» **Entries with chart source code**
※

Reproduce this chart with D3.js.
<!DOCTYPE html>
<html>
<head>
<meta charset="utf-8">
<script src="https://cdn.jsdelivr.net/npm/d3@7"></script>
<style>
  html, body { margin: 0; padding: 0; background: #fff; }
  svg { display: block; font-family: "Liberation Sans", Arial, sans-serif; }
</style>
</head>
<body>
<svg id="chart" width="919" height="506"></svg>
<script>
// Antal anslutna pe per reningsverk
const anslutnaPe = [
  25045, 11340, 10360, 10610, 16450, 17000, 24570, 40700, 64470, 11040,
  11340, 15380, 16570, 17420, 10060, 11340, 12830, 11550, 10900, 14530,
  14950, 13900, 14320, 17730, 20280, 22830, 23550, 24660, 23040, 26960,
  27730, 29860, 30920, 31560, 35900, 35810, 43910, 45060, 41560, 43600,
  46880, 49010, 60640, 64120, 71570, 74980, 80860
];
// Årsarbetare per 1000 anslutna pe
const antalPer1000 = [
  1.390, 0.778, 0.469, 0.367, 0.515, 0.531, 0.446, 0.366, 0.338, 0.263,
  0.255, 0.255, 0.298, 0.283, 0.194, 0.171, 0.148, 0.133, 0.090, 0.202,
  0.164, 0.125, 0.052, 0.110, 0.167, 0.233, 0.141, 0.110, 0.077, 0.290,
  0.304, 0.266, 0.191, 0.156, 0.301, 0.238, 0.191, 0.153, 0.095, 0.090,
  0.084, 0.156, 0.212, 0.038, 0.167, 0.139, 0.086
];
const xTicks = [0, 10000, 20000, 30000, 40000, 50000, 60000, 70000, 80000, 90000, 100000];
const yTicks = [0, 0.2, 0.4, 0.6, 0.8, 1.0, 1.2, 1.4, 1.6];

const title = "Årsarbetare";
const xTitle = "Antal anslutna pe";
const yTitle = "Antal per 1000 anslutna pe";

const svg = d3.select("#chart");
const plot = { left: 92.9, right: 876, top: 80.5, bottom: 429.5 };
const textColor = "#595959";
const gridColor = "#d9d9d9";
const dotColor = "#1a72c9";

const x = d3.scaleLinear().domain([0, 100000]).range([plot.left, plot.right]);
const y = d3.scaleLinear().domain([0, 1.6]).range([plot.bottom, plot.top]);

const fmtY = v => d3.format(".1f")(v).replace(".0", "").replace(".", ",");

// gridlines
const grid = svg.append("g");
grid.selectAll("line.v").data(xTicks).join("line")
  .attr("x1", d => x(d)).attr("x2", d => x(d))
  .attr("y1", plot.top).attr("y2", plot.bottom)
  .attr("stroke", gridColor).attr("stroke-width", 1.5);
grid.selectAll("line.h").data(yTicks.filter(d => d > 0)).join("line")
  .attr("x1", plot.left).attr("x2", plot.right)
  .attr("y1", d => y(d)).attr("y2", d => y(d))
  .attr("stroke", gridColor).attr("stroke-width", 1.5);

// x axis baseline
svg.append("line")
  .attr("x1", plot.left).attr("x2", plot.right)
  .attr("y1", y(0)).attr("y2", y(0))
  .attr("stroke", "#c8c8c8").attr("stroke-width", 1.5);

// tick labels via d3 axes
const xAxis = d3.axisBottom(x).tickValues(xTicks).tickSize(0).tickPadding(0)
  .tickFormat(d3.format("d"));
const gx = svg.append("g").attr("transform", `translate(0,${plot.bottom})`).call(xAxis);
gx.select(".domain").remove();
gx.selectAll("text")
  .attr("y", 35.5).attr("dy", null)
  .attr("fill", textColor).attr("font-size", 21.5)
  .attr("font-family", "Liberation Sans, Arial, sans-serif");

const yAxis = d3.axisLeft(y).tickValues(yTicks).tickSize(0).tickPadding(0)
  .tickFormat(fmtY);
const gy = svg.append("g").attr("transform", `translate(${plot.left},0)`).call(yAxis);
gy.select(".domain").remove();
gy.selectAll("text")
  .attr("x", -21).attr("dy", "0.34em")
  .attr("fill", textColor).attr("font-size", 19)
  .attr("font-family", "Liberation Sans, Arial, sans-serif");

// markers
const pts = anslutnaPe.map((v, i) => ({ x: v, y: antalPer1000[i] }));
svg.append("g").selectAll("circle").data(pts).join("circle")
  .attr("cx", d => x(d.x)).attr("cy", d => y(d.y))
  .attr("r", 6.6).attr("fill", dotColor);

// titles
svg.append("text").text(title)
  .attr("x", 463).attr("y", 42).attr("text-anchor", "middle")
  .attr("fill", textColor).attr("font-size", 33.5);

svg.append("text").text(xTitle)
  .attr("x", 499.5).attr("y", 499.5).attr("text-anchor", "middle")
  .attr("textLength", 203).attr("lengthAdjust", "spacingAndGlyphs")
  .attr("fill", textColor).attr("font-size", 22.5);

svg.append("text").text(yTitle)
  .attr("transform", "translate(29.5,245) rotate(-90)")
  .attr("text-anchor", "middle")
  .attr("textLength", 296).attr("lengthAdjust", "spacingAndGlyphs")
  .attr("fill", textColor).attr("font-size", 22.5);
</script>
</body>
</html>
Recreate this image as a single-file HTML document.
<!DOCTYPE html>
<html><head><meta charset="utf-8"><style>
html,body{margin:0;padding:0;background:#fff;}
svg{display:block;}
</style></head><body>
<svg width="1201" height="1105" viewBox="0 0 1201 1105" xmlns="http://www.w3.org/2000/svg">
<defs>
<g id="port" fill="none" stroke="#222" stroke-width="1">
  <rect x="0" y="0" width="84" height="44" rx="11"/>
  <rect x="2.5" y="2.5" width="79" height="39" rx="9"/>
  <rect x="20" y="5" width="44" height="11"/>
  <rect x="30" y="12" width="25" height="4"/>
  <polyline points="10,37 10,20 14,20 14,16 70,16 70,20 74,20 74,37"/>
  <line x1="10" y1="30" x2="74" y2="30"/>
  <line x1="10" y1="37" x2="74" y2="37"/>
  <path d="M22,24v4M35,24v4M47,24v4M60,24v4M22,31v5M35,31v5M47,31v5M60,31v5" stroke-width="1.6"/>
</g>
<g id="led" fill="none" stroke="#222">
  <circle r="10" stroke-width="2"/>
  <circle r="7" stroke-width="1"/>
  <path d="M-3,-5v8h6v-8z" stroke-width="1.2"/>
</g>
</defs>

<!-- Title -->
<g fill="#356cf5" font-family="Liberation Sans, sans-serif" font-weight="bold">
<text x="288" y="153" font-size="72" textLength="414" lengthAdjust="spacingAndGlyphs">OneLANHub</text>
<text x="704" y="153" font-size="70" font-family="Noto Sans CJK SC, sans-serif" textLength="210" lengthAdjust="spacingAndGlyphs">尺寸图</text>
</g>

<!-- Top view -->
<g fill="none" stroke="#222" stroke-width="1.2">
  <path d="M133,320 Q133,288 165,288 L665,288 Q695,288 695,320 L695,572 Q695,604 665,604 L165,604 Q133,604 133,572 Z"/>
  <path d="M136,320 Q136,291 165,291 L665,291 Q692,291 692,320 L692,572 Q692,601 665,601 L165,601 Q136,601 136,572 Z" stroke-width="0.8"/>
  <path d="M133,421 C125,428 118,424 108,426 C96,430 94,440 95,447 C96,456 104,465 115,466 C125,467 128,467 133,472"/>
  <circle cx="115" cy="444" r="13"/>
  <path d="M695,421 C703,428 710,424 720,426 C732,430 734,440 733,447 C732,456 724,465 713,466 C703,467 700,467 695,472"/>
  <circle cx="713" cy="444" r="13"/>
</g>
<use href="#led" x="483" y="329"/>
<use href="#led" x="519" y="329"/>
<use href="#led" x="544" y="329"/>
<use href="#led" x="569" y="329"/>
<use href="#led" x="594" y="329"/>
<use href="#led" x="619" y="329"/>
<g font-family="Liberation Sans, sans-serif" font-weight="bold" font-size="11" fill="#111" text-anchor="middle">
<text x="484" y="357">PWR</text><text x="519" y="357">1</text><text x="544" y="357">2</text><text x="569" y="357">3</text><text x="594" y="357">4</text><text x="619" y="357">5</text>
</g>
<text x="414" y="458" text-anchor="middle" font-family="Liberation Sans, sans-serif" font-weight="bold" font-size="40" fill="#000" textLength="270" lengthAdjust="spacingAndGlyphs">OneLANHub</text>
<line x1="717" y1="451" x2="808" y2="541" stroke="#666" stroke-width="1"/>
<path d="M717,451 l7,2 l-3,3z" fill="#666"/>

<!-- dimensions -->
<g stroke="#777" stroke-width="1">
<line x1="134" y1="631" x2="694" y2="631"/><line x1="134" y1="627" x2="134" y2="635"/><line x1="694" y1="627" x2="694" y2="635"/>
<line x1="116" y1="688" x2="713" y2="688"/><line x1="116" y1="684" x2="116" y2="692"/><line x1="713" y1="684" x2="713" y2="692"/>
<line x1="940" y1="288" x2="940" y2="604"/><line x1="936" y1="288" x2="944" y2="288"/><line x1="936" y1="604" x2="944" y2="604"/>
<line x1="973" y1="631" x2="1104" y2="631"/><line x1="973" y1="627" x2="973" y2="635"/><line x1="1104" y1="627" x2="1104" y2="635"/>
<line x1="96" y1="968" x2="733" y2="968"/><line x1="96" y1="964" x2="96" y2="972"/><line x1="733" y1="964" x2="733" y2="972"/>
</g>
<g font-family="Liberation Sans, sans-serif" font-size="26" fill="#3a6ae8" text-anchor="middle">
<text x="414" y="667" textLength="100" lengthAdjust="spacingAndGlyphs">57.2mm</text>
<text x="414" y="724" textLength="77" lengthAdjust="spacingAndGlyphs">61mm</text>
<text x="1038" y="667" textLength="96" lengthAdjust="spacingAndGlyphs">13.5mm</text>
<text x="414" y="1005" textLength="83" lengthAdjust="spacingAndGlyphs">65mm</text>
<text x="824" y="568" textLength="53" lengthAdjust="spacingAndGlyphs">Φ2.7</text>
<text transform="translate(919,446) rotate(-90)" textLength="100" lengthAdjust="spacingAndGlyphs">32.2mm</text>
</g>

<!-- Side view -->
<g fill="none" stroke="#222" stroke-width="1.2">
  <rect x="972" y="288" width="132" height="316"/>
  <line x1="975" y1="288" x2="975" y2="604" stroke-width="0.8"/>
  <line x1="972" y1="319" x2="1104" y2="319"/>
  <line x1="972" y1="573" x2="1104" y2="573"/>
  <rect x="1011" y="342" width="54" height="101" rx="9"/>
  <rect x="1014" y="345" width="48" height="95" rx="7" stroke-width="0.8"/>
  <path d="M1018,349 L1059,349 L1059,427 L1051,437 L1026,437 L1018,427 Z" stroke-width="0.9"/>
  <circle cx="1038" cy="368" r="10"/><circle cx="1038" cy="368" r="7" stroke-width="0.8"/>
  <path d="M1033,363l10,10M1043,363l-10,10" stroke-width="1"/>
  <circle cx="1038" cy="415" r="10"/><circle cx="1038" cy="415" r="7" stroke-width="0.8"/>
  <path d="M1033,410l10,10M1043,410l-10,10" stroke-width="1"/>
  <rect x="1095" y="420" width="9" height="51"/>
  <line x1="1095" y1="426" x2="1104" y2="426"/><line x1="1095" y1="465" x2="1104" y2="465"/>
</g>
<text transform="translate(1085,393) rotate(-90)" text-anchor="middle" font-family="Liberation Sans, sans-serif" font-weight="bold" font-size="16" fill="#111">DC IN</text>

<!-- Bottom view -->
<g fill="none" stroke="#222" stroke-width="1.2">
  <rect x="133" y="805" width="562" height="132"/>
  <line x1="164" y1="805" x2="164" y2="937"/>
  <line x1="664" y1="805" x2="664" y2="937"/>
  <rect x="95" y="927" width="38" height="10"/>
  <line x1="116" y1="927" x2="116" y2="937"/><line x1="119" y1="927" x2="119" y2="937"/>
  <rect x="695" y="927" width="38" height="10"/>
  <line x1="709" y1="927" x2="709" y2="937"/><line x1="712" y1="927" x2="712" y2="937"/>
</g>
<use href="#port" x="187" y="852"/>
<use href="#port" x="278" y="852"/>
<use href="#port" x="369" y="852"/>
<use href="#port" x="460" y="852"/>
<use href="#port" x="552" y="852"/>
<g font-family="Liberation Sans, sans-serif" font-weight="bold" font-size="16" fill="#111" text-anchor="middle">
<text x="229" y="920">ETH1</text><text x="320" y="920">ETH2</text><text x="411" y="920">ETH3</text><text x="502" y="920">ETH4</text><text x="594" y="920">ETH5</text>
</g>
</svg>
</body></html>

※

Each line from the top of the material above through the line with "const fmtY = v" must be echoed exactly, and no other line.

» **Completed task**
Reproduce this chart with D3.js.
<!DOCTYPE html>
<html>
<head>
<meta charset="utf-8">
<script src="https://cdn.jsdelivr.net/npm/d3@7"></script>
<style>
  html, body { margin: 0; padding: 0; background: #fff; }
  svg { display: block; font-family: "Liberation Sans", Arial, sans-serif; }
</style>
</head>
<body>
<svg id="chart" width="919" height="506"></svg>
<script>
// Antal anslutna pe per reningsverk
const anslutnaPe = [
  25045, 11340, 10360, 10610, 16450, 17000, 24570, 40700, 64470, 11040,
  11340, 15380, 16570, 17420, 10060, 11340, 12830, 11550, 10900, 14530,
  14950, 13900, 14320, 17730, 20280, 22830, 23550, 24660, 23040, 26960,
  27730, 29860, 30920, 31560, 35900, 35810, 43910, 45060, 41560, 43600,
  46880, 49010, 60640, 64120, 71570, 74980, 80860
];
// Årsarbetare per 1000 anslutna pe
const antalPer1000 = [
  1.390, 0.778, 0.469, 0.367, 0.515, 0.531, 0.446, 0.366, 0.338, 0.263,
  0.255, 0.255, 0.298, 0.283, 0.194, 0.171, 0.148, 0.133, 0.090, 0.202,
  0.164, 0.125, 0.052, 0.110, 0.167, 0.233, 0.141, 0.110, 0.077, 0.290,
  0.304, 0.266, 0.191, 0.156, 0.301, 0.238, 0.191, 0.153, 0.095, 0.090,
  0.084, 0.156, 0.212, 0.038, 0.167, 0.139, 0.086
];
const xTicks = [0, 10000, 20000, 30000, 40000, 50000, 60000, 70000, 80000, 90000, 100000];
const yTicks = [0, 0.2, 0.4, 0.6, 0.8, 1.0, 1.2, 1.4, 1.6];

const title = "Årsarbetare";
const xTitle = "Antal anslutna pe";
const yTitle = "Antal per 1000 anslutna pe";

const svg = d3.select("#chart");
const plot = { left: 92.9, right: 876, top: 80.5, bottom: 429.5 };
const textColor = "#595959";
const gridColor = "#d9d9d9";
const dotColor = "#1a72c9";

const x = d3.scaleLinear().domain([0, 100000]).range([plot.left, plot.right]);
const y = d3.scaleLinear().domain([0, 1.6]).range([plot.bottom, plot.top]);

const fmtY = v => d3.format(".1f")(v).replace(".0", "").replace(".", ",");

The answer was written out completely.